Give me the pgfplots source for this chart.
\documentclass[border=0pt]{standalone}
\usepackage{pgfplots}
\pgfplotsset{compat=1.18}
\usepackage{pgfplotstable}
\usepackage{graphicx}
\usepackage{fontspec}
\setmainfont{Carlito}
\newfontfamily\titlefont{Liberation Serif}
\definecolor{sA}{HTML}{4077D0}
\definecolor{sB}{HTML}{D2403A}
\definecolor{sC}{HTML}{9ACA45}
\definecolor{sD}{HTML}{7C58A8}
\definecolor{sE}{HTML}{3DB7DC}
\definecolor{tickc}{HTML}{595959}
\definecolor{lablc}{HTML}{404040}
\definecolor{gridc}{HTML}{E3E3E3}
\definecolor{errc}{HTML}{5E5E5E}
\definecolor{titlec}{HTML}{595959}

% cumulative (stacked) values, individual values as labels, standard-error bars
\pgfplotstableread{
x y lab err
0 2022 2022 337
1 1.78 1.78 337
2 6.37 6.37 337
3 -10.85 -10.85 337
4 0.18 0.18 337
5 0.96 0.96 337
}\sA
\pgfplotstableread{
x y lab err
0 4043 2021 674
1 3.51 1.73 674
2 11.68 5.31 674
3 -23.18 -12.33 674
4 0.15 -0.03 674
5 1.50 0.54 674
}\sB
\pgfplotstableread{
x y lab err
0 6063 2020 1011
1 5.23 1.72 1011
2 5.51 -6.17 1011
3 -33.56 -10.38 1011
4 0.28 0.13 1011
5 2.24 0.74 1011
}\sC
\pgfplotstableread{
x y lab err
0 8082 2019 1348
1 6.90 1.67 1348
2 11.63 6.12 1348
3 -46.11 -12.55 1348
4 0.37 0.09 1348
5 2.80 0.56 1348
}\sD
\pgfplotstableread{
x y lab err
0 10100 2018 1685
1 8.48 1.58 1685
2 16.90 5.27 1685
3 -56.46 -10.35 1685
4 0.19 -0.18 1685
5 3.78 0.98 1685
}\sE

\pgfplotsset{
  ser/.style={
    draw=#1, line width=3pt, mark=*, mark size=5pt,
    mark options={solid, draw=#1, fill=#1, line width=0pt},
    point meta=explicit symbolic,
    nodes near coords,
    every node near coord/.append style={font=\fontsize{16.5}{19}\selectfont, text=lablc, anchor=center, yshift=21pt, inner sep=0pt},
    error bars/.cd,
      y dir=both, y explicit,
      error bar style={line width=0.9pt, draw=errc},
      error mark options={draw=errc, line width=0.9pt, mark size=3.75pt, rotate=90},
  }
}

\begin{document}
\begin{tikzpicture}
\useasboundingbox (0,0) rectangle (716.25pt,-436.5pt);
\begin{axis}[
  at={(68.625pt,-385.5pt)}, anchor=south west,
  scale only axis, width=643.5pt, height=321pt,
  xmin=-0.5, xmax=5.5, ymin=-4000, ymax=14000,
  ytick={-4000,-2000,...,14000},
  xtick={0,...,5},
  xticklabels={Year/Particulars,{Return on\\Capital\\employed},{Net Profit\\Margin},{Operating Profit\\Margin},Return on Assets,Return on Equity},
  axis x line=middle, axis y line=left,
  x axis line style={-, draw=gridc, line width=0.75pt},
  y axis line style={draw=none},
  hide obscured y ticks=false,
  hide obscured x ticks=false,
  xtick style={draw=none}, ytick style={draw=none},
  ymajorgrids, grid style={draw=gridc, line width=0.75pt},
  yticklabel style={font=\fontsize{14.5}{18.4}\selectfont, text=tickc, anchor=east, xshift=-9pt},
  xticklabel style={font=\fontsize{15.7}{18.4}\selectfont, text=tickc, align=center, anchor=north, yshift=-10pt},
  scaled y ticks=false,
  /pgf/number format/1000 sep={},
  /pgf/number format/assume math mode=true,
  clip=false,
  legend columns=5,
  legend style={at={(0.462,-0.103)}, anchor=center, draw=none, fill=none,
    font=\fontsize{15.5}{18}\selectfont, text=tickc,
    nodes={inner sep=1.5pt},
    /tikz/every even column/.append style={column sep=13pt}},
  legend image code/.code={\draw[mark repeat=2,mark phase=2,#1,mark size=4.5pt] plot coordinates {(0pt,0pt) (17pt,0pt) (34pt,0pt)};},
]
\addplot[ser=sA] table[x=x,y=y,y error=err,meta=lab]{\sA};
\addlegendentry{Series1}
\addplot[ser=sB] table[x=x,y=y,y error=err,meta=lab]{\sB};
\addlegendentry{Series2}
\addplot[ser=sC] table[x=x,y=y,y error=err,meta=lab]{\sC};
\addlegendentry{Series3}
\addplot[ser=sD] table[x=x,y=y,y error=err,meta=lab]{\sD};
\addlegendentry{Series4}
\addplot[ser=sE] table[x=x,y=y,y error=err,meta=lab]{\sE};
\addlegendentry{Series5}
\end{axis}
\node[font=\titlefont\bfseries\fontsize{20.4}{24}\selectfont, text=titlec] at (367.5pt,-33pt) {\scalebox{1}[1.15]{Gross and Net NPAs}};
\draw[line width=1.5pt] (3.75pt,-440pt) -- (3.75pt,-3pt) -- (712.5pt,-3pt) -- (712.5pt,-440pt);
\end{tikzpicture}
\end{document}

══════════════════════════════

### PROMPT
Copy every line verbatim.

### TASK ANSWER
Give me the pgfplots source for this chart.
\documentclass[border=0pt]{standalone}
\usepackage{pgfplots}
\pgfplotsset{compat=1.18}
\usepackage{pgfplotstable}
\usepackage{graphicx}
\usepackage{fontspec}
\setmainfont{Carlito}
\newfontfamily\titlefont{Liberation Serif}
\definecolor{sA}{HTML}{4077D0}
\definecolor{sB}{HTML}{D2403A}
\definecolor{sC}{HTML}{9ACA45}
\definecolor{sD}{HTML}{7C58A8}
\definecolor{sE}{HTML}{3DB7DC}
\definecolor{tickc}{HTML}{595959}
\definecolor{lablc}{HTML}{404040}
\definecolor{gridc}{HTML}{E3E3E3}
\definecolor{errc}{HTML}{5E5E5E}
\definecolor{titlec}{HTML}{595959}

% cumulative (stacked) values, individual values as labels, standard-error bars
\pgfplotstableread{
x y lab err
0 2022 2022 337
1 1.78 1.78 337
2 6.37 6.37 337
3 -10.85 -10.85 337
4 0.18 0.18 337
5 0.96 0.96 337
}\sA
\pgfplotstableread{
x y lab err
0 4043 2021 674
1 3.51 1.73 674
2 11.68 5.31 674
3 -23.18 -12.33 674
4 0.15 -0.03 674
5 1.50 0.54 674
}\sB
\pgfplotstableread{
x y lab err
0 6063 2020 1011
1 5.23 1.72 1011
2 5.51 -6.17 1011
3 -33.56 -10.38 1011
4 0.28 0.13 1011
5 2.24 0.74 1011
}\sC
\pgfplotstableread{
x y lab err
0 8082 2019 1348
1 6.90 1.67 1348
2 11.63 6.12 1348
3 -46.11 -12.55 1348
4 0.37 0.09 1348
5 2.80 0.56 1348
}\sD
\pgfplotstableread{
x y lab err
0 10100 2018 1685
1 8.48 1.58 1685
2 16.90 5.27 1685
3 -56.46 -10.35 1685
4 0.19 -0.18 1685
5 3.78 0.98 1685
}\sE

\pgfplotsset{
  ser/.style={
    draw=#1, line width=3pt, mark=*, mark size=5pt,
    mark options={solid, draw=#1, fill=#1, line width=0pt},
    point meta=explicit symbolic,
    nodes near coords,
    every node near coord/.append style={font=\fontsize{16.5}{19}\selectfont, text=lablc, anchor=center, yshift=21pt, inner sep=0pt},
    error bars/.cd,
      y dir=both, y explicit,
      error bar style={line width=0.9pt, draw=errc},
      error mark options={draw=errc, line width=0.9pt, mark size=3.75pt, rotate=90},
  }
}

\begin{document}
\begin{tikzpicture}
\useasboundingbox (0,0) rectangle (716.25pt,-436.5pt);
\begin{axis}[
  at={(68.625pt,-385.5pt)}, anchor=south west,
  scale only axis, width=643.5pt, height=321pt,
  xmin=-0.5, xmax=5.5, ymin=-4000, ymax=14000,
  ytick={-4000,-2000,...,14000},
  xtick={0,...,5},
  xticklabels={Year/Particulars,{Return on\\Capital\\employed},{Net Profit\\Margin},{Operating Profit\\Margin},Return on Assets,Return on Equity},
  axis x line=middle, axis y line=left,
  x axis line style={-, draw=gridc, line width=0.75pt},
  y axis line style={draw=none},
  hide obscured y ticks=false,
  hide obscured x ticks=false,
  xtick style={draw=none}, ytick style={draw=none},
  ymajorgrids, grid style={draw=gridc, line width=0.75pt},
  yticklabel style={font=\fontsize{14.5}{18.4}\selectfont, text=tickc, anchor=east, xshift=-9pt},
  xticklabel style={font=\fontsize{15.7}{18.4}\selectfont, text=tickc, align=center, anchor=north, yshift=-10pt},
  scaled y ticks=false,
  /pgf/number format/1000 sep={},
  /pgf/number format/assume math mode=true,
  clip=false,
  legend columns=5,
  legend style={at={(0.462,-0.103)}, anchor=center, draw=none, fill=none,
    font=\fontsize{15.5}{18}\selectfont, text=tickc,
    nodes={inner sep=1.5pt},
    /tikz/every even column/.append style={column sep=13pt}},
  legend image code/.code={\draw[mark repeat=2,mark phase=2,#1,mark size=4.5pt] plot coordinates {(0pt,0pt) (17pt,0pt) (34pt,0pt)};},
]
\addplot[ser=sA] table[x=x,y=y,y error=err,meta=lab]{\sA};
\addlegendentry{Series1}
\addplot[ser=sB] table[x=x,y=y,y error=err,meta=lab]{\sB};
\addlegendentry{Series2}
\addplot[ser=sC] table[x=x,y=y,y error=err,meta=lab]{\sC};
\addlegendentry{Series3}
\addplot[ser=sD] table[x=x,y=y,y error=err,meta=lab]{\sD};
\addlegendentry{Series4}
\addplot[ser=sE] table[x=x,y=y,y error=err,meta=lab]{\sE};
\addlegendentry{Series5}
\end{axis}
\node[font=\titlefont\bfseries\fontsize{20.4}{24}\selectfont, text=titlec] at (367.5pt,-33pt) {\scalebox{1}[1.15]{Gross and Net NPAs}};
\draw[line width=1.5pt] (3.75pt,-440pt) -- (3.75pt,-3pt) -- (712.5pt,-3pt) -- (712.5pt,-440pt);
\end{tikzpicture}
\end{document}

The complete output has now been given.